Una aceituna insumisa, de esas que se niegan a ser ensartada por un pincho en forma de palillo y resbalan de un lado al otro del plato, nos dio pie para abrir la conversación de ayer en el bar de Emilio.
Aurora, cansada del optimismo que invade estos días al gobierno y se contagia a los ciudadanos, comentó que los trabajadores felices, esos que se dejan arrastrar por extrañas cifras desmentidas por la realidad de la calle, acabarán como esa aceituna, que se cree a salvo porque sortea momentáneamente su suerte. Su destino final, prosiguió el razonamiento de la mujer, no es otro que el del resto de sus compañeras, que acabarán sucumbiendo a la trituradora de muelas y colmillos.
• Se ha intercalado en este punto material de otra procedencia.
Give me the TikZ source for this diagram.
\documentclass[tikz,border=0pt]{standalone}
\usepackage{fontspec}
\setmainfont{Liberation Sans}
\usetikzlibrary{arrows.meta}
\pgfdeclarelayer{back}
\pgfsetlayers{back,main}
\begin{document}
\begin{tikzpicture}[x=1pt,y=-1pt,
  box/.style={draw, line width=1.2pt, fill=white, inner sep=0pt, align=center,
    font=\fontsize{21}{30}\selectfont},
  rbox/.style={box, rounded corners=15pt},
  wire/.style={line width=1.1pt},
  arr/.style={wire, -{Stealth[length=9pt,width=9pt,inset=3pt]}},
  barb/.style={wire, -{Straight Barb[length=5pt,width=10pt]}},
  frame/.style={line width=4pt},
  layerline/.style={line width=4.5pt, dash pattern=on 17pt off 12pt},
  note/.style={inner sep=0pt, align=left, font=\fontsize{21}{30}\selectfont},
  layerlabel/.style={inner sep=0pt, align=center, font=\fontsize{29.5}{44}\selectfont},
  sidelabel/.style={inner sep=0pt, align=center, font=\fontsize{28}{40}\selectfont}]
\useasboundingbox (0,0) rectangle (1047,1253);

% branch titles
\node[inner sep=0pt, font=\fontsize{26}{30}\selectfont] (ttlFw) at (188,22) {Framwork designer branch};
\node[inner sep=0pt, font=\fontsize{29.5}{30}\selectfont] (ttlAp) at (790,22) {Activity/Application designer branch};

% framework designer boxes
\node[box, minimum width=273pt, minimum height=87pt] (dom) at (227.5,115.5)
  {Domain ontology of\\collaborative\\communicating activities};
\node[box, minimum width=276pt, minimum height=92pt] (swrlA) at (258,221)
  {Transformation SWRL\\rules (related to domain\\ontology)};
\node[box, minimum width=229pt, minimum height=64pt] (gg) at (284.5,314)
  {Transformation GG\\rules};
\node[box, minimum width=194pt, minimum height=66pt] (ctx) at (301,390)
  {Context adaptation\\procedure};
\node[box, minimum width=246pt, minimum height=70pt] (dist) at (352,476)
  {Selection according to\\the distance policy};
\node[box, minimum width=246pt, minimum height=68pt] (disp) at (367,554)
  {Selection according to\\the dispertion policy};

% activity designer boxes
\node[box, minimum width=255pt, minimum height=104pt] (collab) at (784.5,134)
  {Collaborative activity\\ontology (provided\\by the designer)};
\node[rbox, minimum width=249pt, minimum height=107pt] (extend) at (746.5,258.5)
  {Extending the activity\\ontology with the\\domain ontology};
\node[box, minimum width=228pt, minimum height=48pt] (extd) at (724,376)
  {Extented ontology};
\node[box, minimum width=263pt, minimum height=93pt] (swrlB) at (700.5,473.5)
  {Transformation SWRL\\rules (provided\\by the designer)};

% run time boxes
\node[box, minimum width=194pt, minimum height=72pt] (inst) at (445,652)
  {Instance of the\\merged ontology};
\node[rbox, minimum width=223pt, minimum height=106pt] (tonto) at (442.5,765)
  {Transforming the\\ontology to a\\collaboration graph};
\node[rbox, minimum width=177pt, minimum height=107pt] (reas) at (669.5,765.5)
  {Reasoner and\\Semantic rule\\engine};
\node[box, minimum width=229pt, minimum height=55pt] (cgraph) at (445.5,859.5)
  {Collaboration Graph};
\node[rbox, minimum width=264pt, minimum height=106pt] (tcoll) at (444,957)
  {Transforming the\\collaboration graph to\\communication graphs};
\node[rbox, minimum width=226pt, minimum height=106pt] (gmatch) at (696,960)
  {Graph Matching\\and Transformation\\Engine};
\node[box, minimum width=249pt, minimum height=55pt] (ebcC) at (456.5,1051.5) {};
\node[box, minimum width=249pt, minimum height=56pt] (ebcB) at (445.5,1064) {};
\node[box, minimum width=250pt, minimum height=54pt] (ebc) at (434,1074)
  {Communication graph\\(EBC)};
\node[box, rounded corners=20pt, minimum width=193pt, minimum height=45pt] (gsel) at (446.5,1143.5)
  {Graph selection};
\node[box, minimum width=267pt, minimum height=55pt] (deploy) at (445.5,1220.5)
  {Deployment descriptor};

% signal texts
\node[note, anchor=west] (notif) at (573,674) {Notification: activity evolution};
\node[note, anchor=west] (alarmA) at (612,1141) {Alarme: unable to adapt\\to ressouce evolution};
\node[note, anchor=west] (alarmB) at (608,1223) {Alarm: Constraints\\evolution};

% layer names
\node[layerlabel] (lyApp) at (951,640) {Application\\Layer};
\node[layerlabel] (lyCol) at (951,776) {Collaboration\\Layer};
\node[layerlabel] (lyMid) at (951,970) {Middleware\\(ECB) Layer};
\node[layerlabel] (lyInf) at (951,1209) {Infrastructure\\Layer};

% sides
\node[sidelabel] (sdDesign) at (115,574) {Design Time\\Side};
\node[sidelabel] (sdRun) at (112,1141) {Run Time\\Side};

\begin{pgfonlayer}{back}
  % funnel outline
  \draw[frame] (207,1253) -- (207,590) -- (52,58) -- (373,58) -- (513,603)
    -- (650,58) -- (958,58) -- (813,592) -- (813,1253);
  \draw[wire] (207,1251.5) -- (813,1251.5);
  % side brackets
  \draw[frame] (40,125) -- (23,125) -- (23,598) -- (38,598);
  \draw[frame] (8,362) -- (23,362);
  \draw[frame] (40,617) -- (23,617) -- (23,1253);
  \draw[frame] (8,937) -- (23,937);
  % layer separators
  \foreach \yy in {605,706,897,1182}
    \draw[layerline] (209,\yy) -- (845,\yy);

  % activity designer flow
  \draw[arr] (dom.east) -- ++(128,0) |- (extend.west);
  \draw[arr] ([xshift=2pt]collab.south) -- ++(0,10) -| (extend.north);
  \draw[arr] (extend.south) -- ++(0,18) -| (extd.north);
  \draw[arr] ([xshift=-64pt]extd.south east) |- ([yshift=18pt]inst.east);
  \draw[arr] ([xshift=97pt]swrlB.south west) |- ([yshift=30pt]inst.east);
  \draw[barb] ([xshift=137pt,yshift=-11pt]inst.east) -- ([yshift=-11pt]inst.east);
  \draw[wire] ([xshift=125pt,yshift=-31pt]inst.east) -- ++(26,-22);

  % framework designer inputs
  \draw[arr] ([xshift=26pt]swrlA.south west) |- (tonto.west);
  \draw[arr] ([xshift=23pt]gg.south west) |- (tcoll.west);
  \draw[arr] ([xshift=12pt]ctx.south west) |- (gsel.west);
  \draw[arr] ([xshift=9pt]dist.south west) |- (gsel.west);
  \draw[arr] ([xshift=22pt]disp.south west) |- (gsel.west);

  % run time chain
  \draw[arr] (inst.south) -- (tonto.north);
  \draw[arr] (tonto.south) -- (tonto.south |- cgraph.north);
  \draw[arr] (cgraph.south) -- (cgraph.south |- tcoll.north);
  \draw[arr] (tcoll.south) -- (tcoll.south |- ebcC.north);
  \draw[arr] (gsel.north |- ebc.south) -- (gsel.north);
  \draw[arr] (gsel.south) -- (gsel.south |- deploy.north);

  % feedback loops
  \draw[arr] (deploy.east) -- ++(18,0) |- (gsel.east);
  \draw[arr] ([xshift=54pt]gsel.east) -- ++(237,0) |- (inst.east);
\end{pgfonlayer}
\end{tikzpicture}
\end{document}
Aplaudimos la metáfora y hablamos de la nueva reforma laboral que se avecina, esa que tras las elecciones europeas nos hará temblar y desvelará que la recuperación es real sólo en las mentes embusteras de la propaganda y no de los hechos.
Emilio, el camarero, negaba con la cabeza. Defiende a ultranza que vamos mejor y lo argumenta comentando que las cajas del bar son algo más elevadas que hace un par de años, aunque calla que siguen siendo tan menguadas que a duras penas le den para comer y vestir.
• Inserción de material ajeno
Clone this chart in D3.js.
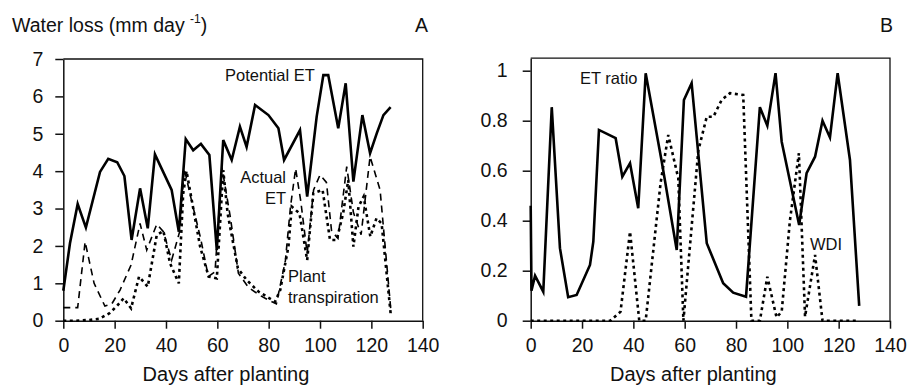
<!DOCTYPE html>
<html>
<head>
<meta charset="utf-8">
<script src="https://cdn.jsdelivr.net/npm/d3@7"></script>
<style>
  html, body { margin: 0; padding: 0; background: #fff; }
  svg text { font-family: "Liberation Sans", Arial, sans-serif; fill: #111; }
</style>
</head>
<body>
<svg id="chart" width="917" height="386"></svg>
<script>
// ---- Panel A: water loss (mm/day) ----
const petDays = [0, 2.6, 5.6, 8.8, 14.3, 17.5, 21, 23.8, 26.6, 29.9, 32.9, 35.7, 42.2, 45, 47.7, 50.6, 53.6, 56.9, 59.8, 62.3, 65.6, 68.8, 71.4, 74.7, 79.9, 83.8, 86, 92.2, 95, 98.7, 101.3, 103.2, 107.1, 110, 113, 116.5, 119.5, 122.1, 124.7, 127.5];
const petValues = [0.8, 2.07, 3.12, 2.49, 3.98, 4.33, 4.24, 3.87, 2.16, 3.54, 2.47, 4.45, 3.5, 2.38, 4.86, 4.56, 4.73, 4.43, 1.89, 4.83, 4.3, 5.19, 4.65, 5.77, 5.5, 5.15, 4.3, 5.1, 3.32, 5.46, 6.57, 6.57, 5.15, 6.35, 3.72, 5.5, 4.48, 5.01, 5.5, 5.71];

const aetDays = [0, 5.6, 8.5, 12, 16.2, 18.9, 22.1, 26.4, 29.9, 32.5, 36.4, 39, 42.2, 45.4, 47.1, 50, 53.5, 56.5, 59.1, 61.8, 65, 68.2, 72, 76, 80, 83, 86.5, 88.5, 90.5, 92.5, 95, 97.5, 100, 102.5, 104.5, 107, 110.4, 113, 116, 119.5, 123.4, 127.7];
const aetValues = [0.35, 0.35, 2.11, 1.0, 0.39, 0.45, 0.82, 1.49, 2.6, 1.89, 2.58, 2.38, 1.62, 2.4, 4.07, 3.2, 2.2, 1.18, 1.31, 4.1, 2.8, 1.27, 0.9, 0.7, 0.55, 0.45, 1.6, 3.05, 4.07, 3.2, 1.8, 3.5, 3.9, 3.7, 2.4, 2.2, 4.12, 2.9, 2.3, 4.39, 3.5, 0.2];

const ptDays = [0, 5, 10, 14, 18, 21, 23.5, 26.4, 29.5, 32.9, 36.4, 39, 41.6, 45, 46.7, 48, 53.3, 56.6, 59.8, 62.3, 64, 68, 71.4, 76, 82.5, 84.5, 87.7, 89, 92, 95, 97.4, 101, 103.9, 106.5, 109, 111, 113, 115, 117, 119.6, 122, 124, 127.5];
const ptValues = [0, 0, 0.02, 0.05, 0.2, 0.4, 0.6, 0.33, 1.18, 0.91, 2.29, 2.4, 1.53, 1.0, 3.4, 4.0, 1.98, 1.18, 1.13, 4.03, 2.87, 1.4, 1.09, 0.78, 0.51, 0.82, 1.98, 3.05, 2.87, 1.62, 3.41, 3.5, 2.16, 2.16, 2.87, 3.76, 1.98, 3.05, 3.32, 2.25, 2.74, 2.6, 0.2];

// ---- Panel B: ET ratio and water deficit index ----
const etrDays = [0, 0.3, 1.7, 4.9, 8.2, 11.4, 14.6, 17.9, 23.1, 24.4, 26.6, 33.1, 35.7, 38.7, 41.9, 44.8, 51, 56.9, 59.7, 62.7, 68.6, 75, 78.9, 83.9, 89.3, 92.2, 95.4, 97.8, 104.6, 107.5, 110.8, 113.7, 116.6, 119.6, 124.4, 128];
const etrValues = [0.46, 0.12, 0.18, 0.116, 0.854, 0.29, 0.094, 0.103, 0.223, 0.316, 0.763, 0.73, 0.576, 0.63, 0.45, 0.99, 0.64, 0.283, 0.883, 0.95, 0.31, 0.15, 0.112, 0.096, 0.854, 0.78, 0.99, 0.716, 0.383, 0.59, 0.656, 0.8, 0.733, 0.99, 0.643, 0.059];

const wdiDays = [0, 31, 35, 38.7, 42.3, 44.8, 50.6, 53.6, 57.5, 59.5, 65.3, 68.6, 71.2, 74.4, 77.6, 82.8, 86, 89.3, 92.2, 95.8, 97.8, 101, 104.5, 106.9, 110.8, 113.7, 127.6];
const wdiValues = [0, 0, 0.036, 0.356, 0, 0, 0.55, 0.743, 0.57, 0, 0.68, 0.816, 0.816, 0.883, 0.91, 0.903, 0, 0, 0.176, 0.013, 0.036, 0.4, 0.67, 0.016, 0.263, 0, 0];

const xTicks = [0, 20, 40, 60, 80, 100, 120, 140];
const yTicksA = [0, 1, 2, 3, 4, 5, 6, 7];
const yTicksB = [0, 0.2, 0.4, 0.6, 0.8, 1];
const yTickLabelsB = ["0", "0.2", "0.4", "0.6", "0.8", "1"];

const svg = d3.select("#chart");

function zip(days, vals) { return days.map((d, i) => [d, vals[i]]); }

function panel(opts) {
  const g = svg.append("g");
  const x = d3.scaleLinear().domain([0, 140]).range([opts.x0, opts.x1]);
  const y = d3.scaleLinear().domain(opts.yDomain).range([opts.y0, opts.y1]);

  // frame: top and right edges
  g.append("path")
    .attr("d", `M${opts.x0},${opts.y1}H${opts.x1}V${opts.y0}`)
    .attr("fill", "none").attr("stroke", "#111").attr("stroke-width", 1.3);

  const xa = g.append("g").attr("transform", `translate(0,${opts.y0})`)
    .call(d3.axisBottom(x).tickValues(xTicks).tickSize(8).tickPadding(9).tickSizeOuter(0));
  const ya = g.append("g").attr("transform", `translate(${opts.x0},0)`)
    .call(d3.axisLeft(y).tickValues(opts.yTicks).tickSize(8).tickPadding(opts.yPad).tickSizeOuter(0)
      .tickFormat(opts.yFormat));
  [xa, ya].forEach(a => {
    a.selectAll("path.domain").attr("stroke", "#111").attr("stroke-width", 1.5);
    a.selectAll(".tick line").attr("stroke", "#111").attr("stroke-width", 1.5);
    a.selectAll(".tick text").attr("font-size", 19.5).attr("fill", "#111")
      .style("font-family", "'Liberation Sans', Arial, sans-serif");
  });

  const line = d3.line().x(d => x(d[0])).y(d => y(d[1]));
  opts.series.forEach(s => {
    g.append("path").datum(s.data).attr("d", line)
      .attr("fill", "none").attr("stroke", "#000")
      .attr("stroke-width", s.width)
      .attr("stroke-dasharray", s.dash || null)
      .attr("stroke-linejoin", "miter");
  });

  g.append("text").attr("x", (opts.x0 + opts.x1) / 2 - 17).attr("y", 381)
    .attr("text-anchor", "middle").attr("font-size", 20).text("Days after planting");
  return { g, x, y };
}

panel({
  x0: 63.3, x1: 422.7, y0: 320.7, y1: 59, yDomain: [0, 7], yTicks: yTicksA, yPad: 12,
  yFormat: d3.format("d"),
  series: [
    { data: zip(aetDays, aetValues), width: 1.6, dash: "7,5" },
    { data: zip(ptDays, ptValues), width: 2.6, dash: "3,3.5" },
    { data: zip(petDays, petValues), width: 2.6 }
  ]
});

panel({
  x0: 530.7, x1: 890, y0: 320.7, y1: 58.2, yDomain: [0, 1.05], yTicks: yTicksB, yPad: 15,
  yFormat: (d, i) => yTickLabelsB[i],
  series: [
    { data: zip(wdiDays, wdiValues), width: 2.6, dash: "3,3.5" },
    { data: zip(etrDays, etrValues), width: 2.6 }
  ]
});

// titles and panel letters
const title = svg.append("text").attr("x", 12).attr("y", 32).attr("font-size", 19.5);
title.append("tspan").text("Water loss (mm day ");
title.append("tspan").attr("font-size", 12).attr("dy", -9).text("-1");
title.append("tspan").attr("dy", 9).text(")");
svg.append("text").attr("x", 415).attr("y", 32).attr("font-size", 19.5).text("A");
svg.append("text").attr("x", 880).attr("y", 32).attr("font-size", 19.5).text("B");

// series labels
const lab = (x, y, t, anchor) => svg.append("text").attr("x", x).attr("y", y)
  .attr("font-size", 16.5).attr("text-anchor", anchor || "start").text(t);
lab(225, 81, "Potential ET");
lab(286, 183, "Actual", "end");
lab(286, 203.5, "ET", "end");
lab(288, 282, "Plant");
lab(288, 303, "transpiration");
lab(580, 84, "ET ratio");
lab(810, 250, "WDI");
</script>
</body>
</html>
A falta de otros argumentos, a falta de palabras con las que convencernos, Emilio se limitó a rellenar el plato de aceitunas, con su consabida frase: "La casa invita".
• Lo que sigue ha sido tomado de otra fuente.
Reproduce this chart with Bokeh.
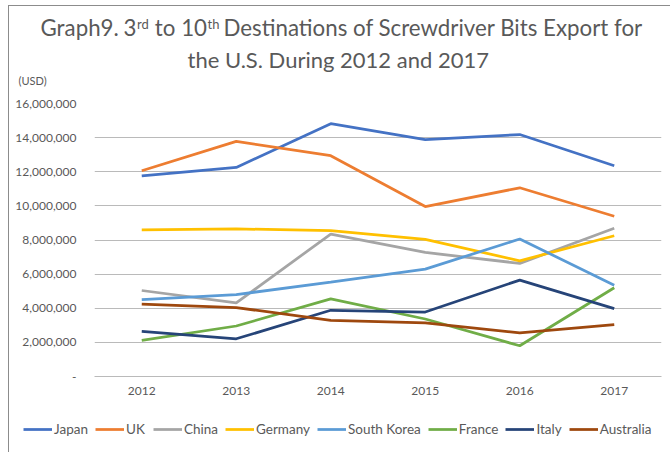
from bokeh.plotting import figure
from bokeh.layouts import column
from bokeh.models import (FactorRange, Range1d, FixedTicker, Legend, LegendItem,
                          ColumnDataSource)
from bokeh.core.properties import value
from bokeh.embed import file_html
from bokeh.resources import INLINE

years = ["2012", "2013", "2014", "2015", "2016", "2017"]
japan = [11760000, 12250000, 14820000, 13880000, 14180000, 12350000]
uk = [12060000, 13780000, 12940000, 9960000, 11060000, 9390000]
china = [5040000, 4310000, 8350000, 7270000, 6630000, 8690000]
germany = [8590000, 8650000, 8550000, 8040000, 6780000, 8250000]
south_korea = [4510000, 4800000, 5530000, 6290000, 8060000, 5350000]
france = [2120000, 2960000, 4550000, 3370000, 1800000, 5200000]
italy = [2650000, 2210000, 3880000, 3780000, 5650000, 3980000]
australia = [4240000, 4040000, 3290000, 3140000, 2550000, 3040000]

series_names = ["Japan", "UK", "China", "Germany", "South Korea", "France", "Italy", "Australia"]
series_values = [japan, uk, china, germany, south_korea, france, italy, australia]
series_colors = ["#4472C4", "#ED7D31", "#A5A5A5", "#FFC000", "#5B9BD5", "#70AD47", "#264478", "#9E480E"]

y_ticks = [0, 2000000, 4000000, 6000000, 8000000, 10000000, 12000000, 14000000, 16000000]
y_tick_labels = ["-", "2,000,000", "4,000,000", "6,000,000", "8,000,000", "10,000,000",
                 "12,000,000", "14,000,000", "16,000,000"]

title_a = "Graph9."
title_b = "3"
title_mid = "to 10"
title_right = "Destinations of Screwdriver Bits Export for"
title_sup = ["rd", "th"]
title_line2 = "the U.S. During 2012 and 2017"
unit_label = "(USD)"

FONT = "Lato"
TXT = "#595959"
GRID = "#BABABA"
TOP_H = 95
MID_H = 310
BOT_H = 452 - TOP_H - MID_H

# ---- title strip (pixel coordinates, y measured from the top) ----
t = figure(width=670, height=TOP_H, x_range=Range1d(0, 670), y_range=Range1d(TOP_H, 0),
           output_backend="svg", toolbar_location=None, x_axis_type=None, y_axis_type=None,
           min_border=0, title=None, frame_align=False)
t.outline_line_color = None
t.grid.visible = False
t.background_fill_color = None
t.border_fill_color = None
tk = dict(text_font=value(FONT), text_color=TXT, text_baseline="middle")
t.text(x=[40], y=[27], text=[title_a], text_font_size="22.3px", text_align="left", **tk)
t.text(x=[136, 206.5], y=[27, 27], text=[title_b, title_mid], text_font_size="22.3px",
       text_align="right", **tk)
t.text(x=[223], y=[27], text=[title_right], text_font_size="22.3px", text_align="left", **tk)
t.text(x=[136.5, 207], y=[23, 23], text=title_sup, text_font_size="13px", text_align="left", **tk)
t.text(x=[187], y=[59], text=[title_line2], text_font_size="22px", text_align="left", **tk)
t.text(x=[18], y=[80], text=[unit_label], text_font_size="11px", text_align="left", **tk)

# ---- main chart ----
p = figure(width=670, height=MID_H, x_range=FactorRange(*years, range_padding=0),
           y_range=Range1d(0, 16000000), output_backend="svg", toolbar_location=None,
           title=None, min_border_left=94, min_border_right=9, min_border_top=8,
           min_border_bottom=29, frame_align=False)
p.outline_line_color = None
p.background_fill_color = None
p.border_fill_color = None
p.xgrid.grid_line_color = None
p.ygrid.grid_line_color = GRID
p.ygrid.grid_line_width = 1

p.yaxis.ticker = FixedTicker(ticks=y_ticks)
p.yaxis.major_label_overrides = {t_: l for t_, l in zip(y_ticks, y_tick_labels)}
for ax in (p.xaxis[0], p.yaxis[0]):
    ax.major_tick_line_color = None
    ax.minor_tick_line_color = None
    ax.major_label_text_font = FONT
    ax.major_label_text_font_size = "12px"
    ax.major_label_text_color = TXT
p.yaxis.axis_line_color = None
p.yaxis.major_label_standoff = 12
p.xaxis.axis_line_color = GRID
p.xaxis.major_label_standoff = 4

for name, vals, col in zip(series_names, series_values, series_colors):
    src = ColumnDataSource(dict(x=years, y=vals))
    p.line("x", "y", source=src, line_color=col, line_width=2.75)

# ---- legend strip ----
lg = figure(width=670, height=BOT_H, x_range=Range1d(0, 670), y_range=Range1d(0, BOT_H),
            output_backend="svg", toolbar_location=None, x_axis_type=None, y_axis_type=None,
            min_border=0, title=None, frame_align=False)
lg.outline_line_color = None
lg.grid.visible = False
lg.background_fill_color = None
lg.border_fill_color = None
items = []
nan = float("nan")
for name, col in zip(series_names, series_colors):
    r = lg.line(x=[nan], y=[nan], line_color=col, line_width=2.75)
    items.append(LegendItem(label=name, renderers=[r]))
legend = Legend(items=items, orientation="horizontal", location=(23, 15),
                glyph_width=29, glyph_height=14, label_standoff=2, spacing=7,
                label_text_font=FONT, label_text_font_size="13.5px", label_text_color=TXT,
                padding=0, margin=0, border_line_color=None, background_fill_alpha=0)
lg.add_layout(legend, "center")

BORDER = "#8C8C8C"
layout = column(t, p, lg, spacing=0, styles={
    "background": (f"linear-gradient({BORDER},{BORDER}) 8px 5px / 1px 100% no-repeat, "
                   f"linear-gradient({BORDER},{BORDER}) 8px 5px / 100% 1px no-repeat"),
})
open("out.html", "w").write(file_html(layout, INLINE))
Gracias al gesto, vimos con más claridad que en el fondo somos eso: trabajadores fijos despedidos para que nuestro puesto de trabajo lo ocupen un par de eventuales más baratos que ayuden a camuflar las cifras del desempleo. O, lo que es lo mismo, aceitunas insumisas que terminan siendo devoradas, por mucho que se acurruquen detrás de su optimismo.